I see the same basic problems you’ve mentioned on AM5. In my workloads with partially active cores it looks like 11 is a substantial downgrade with respect to 10 in terms of maintaining core affinity.
Unfortunately I’ve had too many other things going on at work to free up a couple days to dig into it. Some of our in house benches with continuously running threads also show degradation on 11.
The affinity issues happen on multi-CCD AM5. However, AM5 is much, much less susceptible to the power limit issues related to parking. It has a much higher W/Core ratio than the high end TR.
Everything in this post is incorrect. That you are cherrypicking ancient 1080p benchmarks only proves my point that you A) have no idea what you’re talking about and B) are proving my point. To the extent that computation does matter in gaming, Threadripper is better because it’s fundamentally threaded work. Another example of this is recent render thread parallelization work in Unreal Engine 5.4 and 5.6.

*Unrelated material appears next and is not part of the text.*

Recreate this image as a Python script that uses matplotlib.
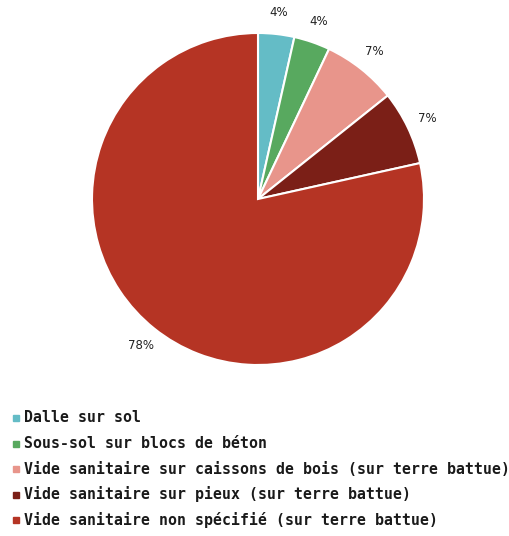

A system drawing frames faster in a non-GPU limited scenario, based on things like less latency due to core layout or more L3 cache, has nothing to do with CPU peformance and is completely useless because if your GPU is not the bottleneck then your FPS is going to be so high that differences do not matter.
You cannot show benchmarks at modern resolutions (4k and higher) with recent games, because you will find no statistically significant difference. Meanwhile with a weak low end CPU like a 9800x3D everything you do on the computer will be 300% slower and you will have no connectivity for serious gamer essentials like capture cards.
Not only that, but it’s double silly because with a Threadripper, if you want, you just can disable other CCDs while still maintaining the superior overclocking capabilities of Threadripper. This will reduce latency.
Anyone buying a low end CPU “for gaming”, which has little to nothing to do with gaming, and where there is no difference in modern titles at modern resolutions, is not only gimping themselves, but has no idea what they’re talking about to the point of computer illiteracy.
I’d figure single CCD as well. Even if state’s not evicted from L3 while a thread blocks, moving the thread between cores on the same die still costs context save and restore, L1 and L2 refill, L3 slice shift, and maybe core power state transition. There’s probably also a cost to switching a scheduler thread between a core’s two hardware threads, which 11 doesn’t seem to be stable about either.
I don’t know if there’s any way to get scheduler diagnostics at the needed level of granularity but one possibility which fits the observational data I have is 11 systematically underestimates relocation costs while overestimating the benefits of following core performance order.
I’d expect the larger the power transitions the greater the amount of IPC throttling required. What I see is 11 tends to be most performant on single thread, thread counts matching a single CCD’s cores (so six or eight threads), or thread counts using all cores (12 or 16). Even then it’s often all over the place as to which logical processor threads are on, which might avoid outright parking but still implies constant power transitions.
One basic test I’ve been thinking to run is to step through workloads with a single thread up to the number cores and compare what happens with threads unpinned, pinned to physical cores, and pinned to logical cores. It’s not hard but writing the new task modules, changing workloads to use them, and running everything will take some time. In some cases thread type permutations with respect to the core performance order are called for.